■ Provided records
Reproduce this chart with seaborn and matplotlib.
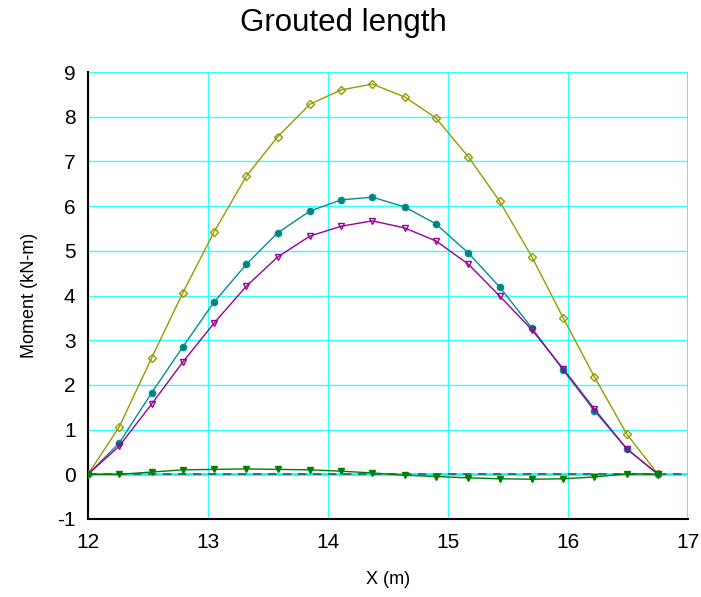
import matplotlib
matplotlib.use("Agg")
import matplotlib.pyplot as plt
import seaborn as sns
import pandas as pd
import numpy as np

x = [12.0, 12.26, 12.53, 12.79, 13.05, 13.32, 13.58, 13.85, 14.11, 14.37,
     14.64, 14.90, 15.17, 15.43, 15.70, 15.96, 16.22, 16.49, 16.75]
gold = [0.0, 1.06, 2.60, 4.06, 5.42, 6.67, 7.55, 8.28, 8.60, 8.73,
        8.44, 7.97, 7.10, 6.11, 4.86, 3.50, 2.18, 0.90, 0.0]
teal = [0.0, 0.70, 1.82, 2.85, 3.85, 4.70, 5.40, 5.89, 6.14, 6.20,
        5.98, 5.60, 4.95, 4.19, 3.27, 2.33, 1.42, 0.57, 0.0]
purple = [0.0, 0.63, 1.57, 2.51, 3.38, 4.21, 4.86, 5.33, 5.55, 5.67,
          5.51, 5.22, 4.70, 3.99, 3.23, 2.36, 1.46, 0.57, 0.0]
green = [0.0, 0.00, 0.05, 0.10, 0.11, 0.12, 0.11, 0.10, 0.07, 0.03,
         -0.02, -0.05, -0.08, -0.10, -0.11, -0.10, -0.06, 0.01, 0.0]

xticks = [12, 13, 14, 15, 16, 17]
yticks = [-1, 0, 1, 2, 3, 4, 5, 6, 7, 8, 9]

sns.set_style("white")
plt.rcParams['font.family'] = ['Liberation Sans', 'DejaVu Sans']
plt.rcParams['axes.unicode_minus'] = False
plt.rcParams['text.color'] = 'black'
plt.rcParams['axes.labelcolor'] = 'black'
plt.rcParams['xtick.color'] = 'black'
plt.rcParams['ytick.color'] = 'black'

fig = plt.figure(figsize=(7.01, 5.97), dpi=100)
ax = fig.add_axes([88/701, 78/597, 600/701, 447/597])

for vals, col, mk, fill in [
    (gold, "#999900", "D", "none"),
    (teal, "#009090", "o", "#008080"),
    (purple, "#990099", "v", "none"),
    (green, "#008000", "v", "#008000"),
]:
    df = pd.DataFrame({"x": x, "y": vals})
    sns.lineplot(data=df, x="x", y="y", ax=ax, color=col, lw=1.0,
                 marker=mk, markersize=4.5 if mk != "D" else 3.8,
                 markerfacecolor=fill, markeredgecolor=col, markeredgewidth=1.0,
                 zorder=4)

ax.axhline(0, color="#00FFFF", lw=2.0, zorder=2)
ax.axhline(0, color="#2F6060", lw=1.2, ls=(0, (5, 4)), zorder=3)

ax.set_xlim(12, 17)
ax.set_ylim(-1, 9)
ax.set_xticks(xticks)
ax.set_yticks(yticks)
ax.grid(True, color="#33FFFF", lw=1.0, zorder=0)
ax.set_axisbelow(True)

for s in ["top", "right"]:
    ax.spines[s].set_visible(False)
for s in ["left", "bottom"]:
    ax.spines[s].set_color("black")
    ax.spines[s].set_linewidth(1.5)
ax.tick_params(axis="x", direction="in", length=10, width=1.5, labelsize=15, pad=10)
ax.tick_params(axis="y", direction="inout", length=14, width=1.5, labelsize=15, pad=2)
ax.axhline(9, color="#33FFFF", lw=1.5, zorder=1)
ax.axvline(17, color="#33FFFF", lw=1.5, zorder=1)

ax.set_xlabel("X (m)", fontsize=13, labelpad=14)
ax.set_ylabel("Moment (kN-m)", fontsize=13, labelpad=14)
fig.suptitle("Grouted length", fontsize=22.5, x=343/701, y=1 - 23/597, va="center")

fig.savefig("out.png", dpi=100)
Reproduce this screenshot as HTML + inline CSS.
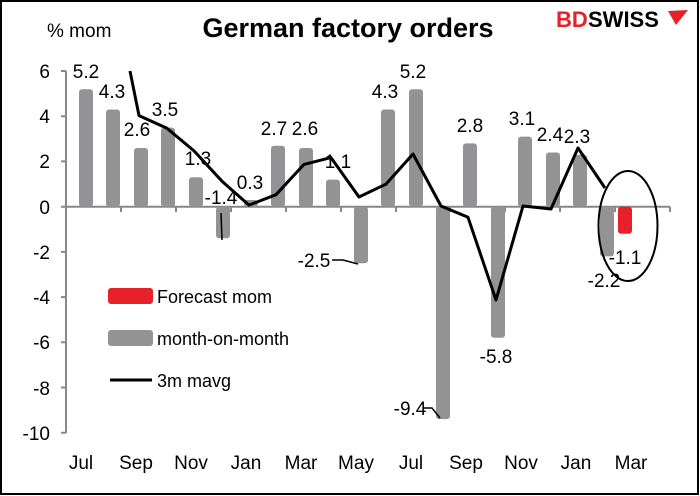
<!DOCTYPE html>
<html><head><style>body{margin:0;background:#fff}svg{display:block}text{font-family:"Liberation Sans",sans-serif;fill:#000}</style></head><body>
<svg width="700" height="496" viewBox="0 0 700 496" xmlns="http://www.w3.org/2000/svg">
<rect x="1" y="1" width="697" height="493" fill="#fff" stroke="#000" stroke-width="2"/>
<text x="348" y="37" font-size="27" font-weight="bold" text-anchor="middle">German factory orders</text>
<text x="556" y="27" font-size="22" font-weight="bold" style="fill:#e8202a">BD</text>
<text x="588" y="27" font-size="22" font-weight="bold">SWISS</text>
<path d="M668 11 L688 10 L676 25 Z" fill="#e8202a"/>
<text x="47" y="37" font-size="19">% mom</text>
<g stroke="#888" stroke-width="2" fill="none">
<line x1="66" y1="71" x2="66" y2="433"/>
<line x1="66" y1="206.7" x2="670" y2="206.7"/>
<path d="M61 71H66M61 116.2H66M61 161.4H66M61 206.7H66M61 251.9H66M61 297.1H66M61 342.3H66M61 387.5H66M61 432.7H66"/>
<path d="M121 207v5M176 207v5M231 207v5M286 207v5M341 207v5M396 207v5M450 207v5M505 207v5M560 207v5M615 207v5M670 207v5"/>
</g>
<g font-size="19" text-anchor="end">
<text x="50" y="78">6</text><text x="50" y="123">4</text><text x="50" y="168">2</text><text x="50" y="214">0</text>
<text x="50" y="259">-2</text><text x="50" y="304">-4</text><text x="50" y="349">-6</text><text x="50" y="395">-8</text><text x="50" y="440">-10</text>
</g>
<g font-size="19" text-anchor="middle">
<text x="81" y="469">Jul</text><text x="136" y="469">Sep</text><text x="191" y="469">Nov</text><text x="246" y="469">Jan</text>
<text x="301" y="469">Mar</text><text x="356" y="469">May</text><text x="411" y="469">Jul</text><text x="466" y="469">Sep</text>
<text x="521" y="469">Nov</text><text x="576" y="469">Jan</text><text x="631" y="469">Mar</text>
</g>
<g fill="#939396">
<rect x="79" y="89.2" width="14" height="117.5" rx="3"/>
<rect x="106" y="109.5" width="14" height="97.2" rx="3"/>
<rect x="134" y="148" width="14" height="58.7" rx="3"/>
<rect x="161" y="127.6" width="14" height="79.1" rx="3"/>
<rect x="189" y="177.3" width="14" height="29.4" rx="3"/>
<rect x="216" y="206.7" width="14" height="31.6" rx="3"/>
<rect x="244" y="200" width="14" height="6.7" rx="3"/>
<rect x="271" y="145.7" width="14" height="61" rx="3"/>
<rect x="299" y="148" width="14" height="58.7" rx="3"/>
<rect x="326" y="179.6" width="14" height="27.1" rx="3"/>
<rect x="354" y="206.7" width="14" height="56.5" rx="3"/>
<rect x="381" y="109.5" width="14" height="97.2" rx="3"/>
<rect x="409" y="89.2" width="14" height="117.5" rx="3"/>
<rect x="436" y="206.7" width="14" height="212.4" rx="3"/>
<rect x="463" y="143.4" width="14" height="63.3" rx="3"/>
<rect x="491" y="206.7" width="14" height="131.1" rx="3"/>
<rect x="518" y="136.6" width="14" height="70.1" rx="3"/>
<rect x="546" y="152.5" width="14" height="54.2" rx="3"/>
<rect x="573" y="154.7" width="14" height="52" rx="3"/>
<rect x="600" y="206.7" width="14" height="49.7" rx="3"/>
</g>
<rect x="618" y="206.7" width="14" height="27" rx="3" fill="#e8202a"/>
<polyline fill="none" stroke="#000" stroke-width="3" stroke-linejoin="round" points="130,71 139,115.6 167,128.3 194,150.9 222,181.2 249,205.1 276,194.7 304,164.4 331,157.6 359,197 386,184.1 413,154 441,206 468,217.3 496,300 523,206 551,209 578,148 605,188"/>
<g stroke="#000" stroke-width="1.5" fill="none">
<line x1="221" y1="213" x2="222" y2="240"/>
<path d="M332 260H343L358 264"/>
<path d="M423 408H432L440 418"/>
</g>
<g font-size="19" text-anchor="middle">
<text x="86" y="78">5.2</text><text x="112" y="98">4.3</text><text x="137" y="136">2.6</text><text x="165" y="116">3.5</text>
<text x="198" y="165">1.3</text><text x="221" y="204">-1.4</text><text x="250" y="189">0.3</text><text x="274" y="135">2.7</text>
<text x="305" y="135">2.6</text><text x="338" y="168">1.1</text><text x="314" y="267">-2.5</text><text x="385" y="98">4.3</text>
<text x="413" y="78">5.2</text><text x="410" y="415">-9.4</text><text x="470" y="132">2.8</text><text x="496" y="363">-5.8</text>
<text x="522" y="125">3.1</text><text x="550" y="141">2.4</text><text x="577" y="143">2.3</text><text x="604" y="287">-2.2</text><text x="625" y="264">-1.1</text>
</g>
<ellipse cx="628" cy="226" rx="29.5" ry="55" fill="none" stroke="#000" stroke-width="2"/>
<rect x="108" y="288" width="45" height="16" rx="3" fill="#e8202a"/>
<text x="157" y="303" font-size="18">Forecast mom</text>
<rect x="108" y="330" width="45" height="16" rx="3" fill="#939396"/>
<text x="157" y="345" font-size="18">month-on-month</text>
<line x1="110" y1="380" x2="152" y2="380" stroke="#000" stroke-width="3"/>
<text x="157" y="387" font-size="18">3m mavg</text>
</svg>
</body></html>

■ Aim
Among these entries, how many lines include the string "Reproduce"? Reply with the number by itself.

■ Output below
2